Federal Court. Can a failure to make an obvious inquiry amount to jurisdictional error in decisions to revoke citizenship under s 34 of the Australian Citizenship Act 2007? In assessing whether revocation would render Applicant stateless, was it legally unreasonable for Department to rely on information provided by the Ukrainian Vice Consul concerning the operation of the laws of her own country, as the Vice Consul was not a Ukrainian lawyer? Was Minister bound to engage in an “active intellectual process” in deciding whether to exercise his power under s 34(2)? We summarise answers to these and several other questions.
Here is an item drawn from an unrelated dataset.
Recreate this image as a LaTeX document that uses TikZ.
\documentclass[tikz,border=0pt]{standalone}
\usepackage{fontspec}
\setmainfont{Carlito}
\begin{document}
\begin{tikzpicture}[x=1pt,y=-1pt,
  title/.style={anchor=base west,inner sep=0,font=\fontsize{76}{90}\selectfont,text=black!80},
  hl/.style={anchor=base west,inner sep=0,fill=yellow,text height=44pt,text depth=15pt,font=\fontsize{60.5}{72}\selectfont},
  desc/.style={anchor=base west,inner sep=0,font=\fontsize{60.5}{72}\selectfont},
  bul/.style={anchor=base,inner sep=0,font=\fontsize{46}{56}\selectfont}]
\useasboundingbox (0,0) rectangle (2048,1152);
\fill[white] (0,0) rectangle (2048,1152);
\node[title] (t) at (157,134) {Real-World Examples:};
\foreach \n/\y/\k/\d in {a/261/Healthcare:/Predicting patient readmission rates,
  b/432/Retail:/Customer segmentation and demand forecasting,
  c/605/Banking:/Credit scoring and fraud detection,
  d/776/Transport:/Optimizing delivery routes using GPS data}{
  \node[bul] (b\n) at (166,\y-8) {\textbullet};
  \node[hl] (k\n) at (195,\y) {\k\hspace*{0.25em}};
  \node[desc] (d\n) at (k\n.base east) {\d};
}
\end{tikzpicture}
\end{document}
Some of the questions to the Federal Court (FCA) were as follows:
Question 1: The High Court held in SZIAI that a failure to make an obvious inquiry can, in some circumstances, amount to jurisdictional error in decisions made under the Migration Act 1958 (Cth). Does the same principle apply to decisions made under s 34 of the Citizenship Act 2007 (Cth) to revoke citizenship?
Question 2: In assessing under s 34(2) whether revocation would render the Applicant stateless, was it legally unreasonable for the Department to rely on the information provided by the Ukrainian Vice Consul concerning the operation of the laws of her own country, as the Vice Consul was not a Ukrainian lawyer?
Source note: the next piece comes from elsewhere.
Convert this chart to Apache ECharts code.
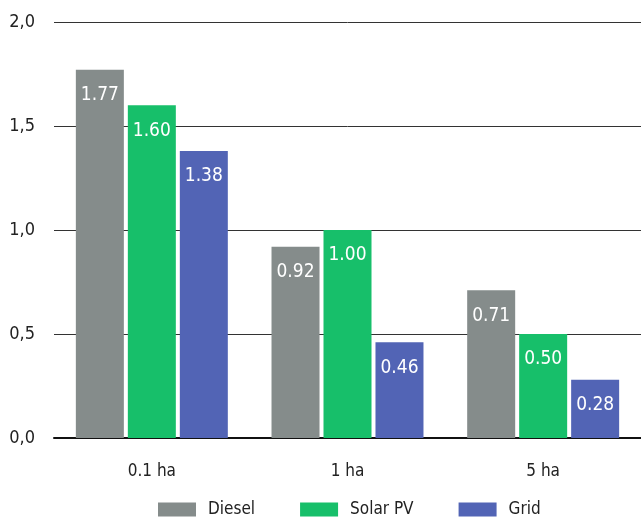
<!DOCTYPE html>
<html>
<head>
<meta charset="utf-8">
<script src="https://cdn.jsdelivr.net/npm/echarts@6/dist/echarts.min.js"></script>
<style>
  html, body { margin: 0; padding: 0; background: #fff; }
  #chart { width: 641px; height: 517px; }
</style>
</head>
<body>
<div id="chart"></div>
<script>
// Farm size categories
const categories = ['0.1 ha', '1 ha', '5 ha'];
// Cost per energy source
const diesel = [1.77, 0.92, 0.71];
const solarPV = [1.60, 1.00, 0.50];
const grid = [1.38, 0.46, 0.28];
// Y-axis tick values
const yTicks = [0, 0.5, 1.0, 1.5, 2.0];

const FONT = '"DejaVu Sans Condensed", "Liberation Sans Narrow", "DejaVu Sans", sans-serif';
const colors = { Diesel: '#858c8b', 'Solar PV': '#17bf6a', Grid: '#5264b5' };

function barSeries(name, data) {
  return {
    name: name,
    type: 'bar',
    data: data,
    barWidth: 48,
    barGap: '8.3%',
    itemStyle: { color: colors[name] },
    label: {
      show: true,
      position: 'insideTop',
      distance: 16,
      color: '#fff',
      fontFamily: FONT,
      fontSize: 19,
      formatter: p => p.value.toFixed(2)
    }
  };
}

const chart = echarts.init(document.getElementById('chart'), null, { renderer: 'canvas' });
chart.setOption({
  animation: false,
  grid: { left: 54, right: 0, top: 22, bottom: 79, containLabel: false },
  legend: {
    bottom: -1,
    left: 158,
    padding: 0,
    icon: 'rect',
    itemWidth: 38,
    itemHeight: 14,
    itemGap: 45,
    textStyle: { fontFamily: FONT, fontSize: 17, color: '#222', padding: [0, 0, 0, 7] },
    data: ['Diesel', 'Solar PV', 'Grid']
  },
  xAxis: {
    type: 'category',
    data: categories,
    axisLine: { lineStyle: { color: '#111', width: 2 } },
    axisTick: { show: false },
    axisLabel: { fontFamily: FONT, fontSize: 17, color: '#222', margin: 25 }
  },
  yAxis: {
    type: 'value',
    min: yTicks[0],
    max: yTicks[yTicks.length - 1],
    interval: 0.5,
    axisLine: { show: false },
    axisTick: { show: false },
    splitLine: { lineStyle: { color: '#333', width: 1 } },
    axisLabel: {
      fontFamily: FONT, fontSize: 18, color: '#222', margin: 19,
      formatter: v => v.toFixed(1).replace('.', ',')
    }
  },
  series: [
    barSeries('Diesel', diesel),
    barSeries('Solar PV', solarPV),
    barSeries('Grid', grid)
  ]
});
</script>
</body>
</html>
Question 3: Was the Minister bound to engage in an “active intellectual process” in deciding whether to exercise his power under s 34(2)?
Question 4: Can a failure to give reasons for a decision give rise to an inference that there was no good reason for the decision?
Question 5: Does the fact that reasons were not given necessarily mean that the Minister did not consider the matters he was obliged to consider?
Question 6: Subsection s 34(3)(b) imposed a limitation on the exercise of the revocation power, namely that revocation could not occur if "the Minister is satisfied that the person would, if the Minister were to revoke the person's Australian citizenship, become a person who is not a national or citizen of any country". Does the fact that s 34(3)(b) created a limitation, as opposed to a pre-condition, to the exercise of the revocation power mean that the Minister was not bound to consider whether his decision would render the Applicant stateless?
Question 7: Where a Commonwealth Act has expressed an idea in a particular form of words and a later Commonwealth Act appears to have expressed the same idea in a different form of words for the purpose of using a clearer style, shall the ideas be taken to be different merely because different forms of words were used?
Question 8: Did 34(2) give the Minister a discretion not to revoke the Applicant's citizenship even if he was satisfied that the grounds for revocation had been made out?
Question 9: If the Minister failed to consider that he had a discretion under s 34(2), would he have fallen into jurisdictional error?
Question 10: Notwithstanding error, can relief be refused if a judicial review applicant is guilty of “unwarrantable delay”?
Question 11: If the answer to Question 10 is "yes", should relief be refused in this case?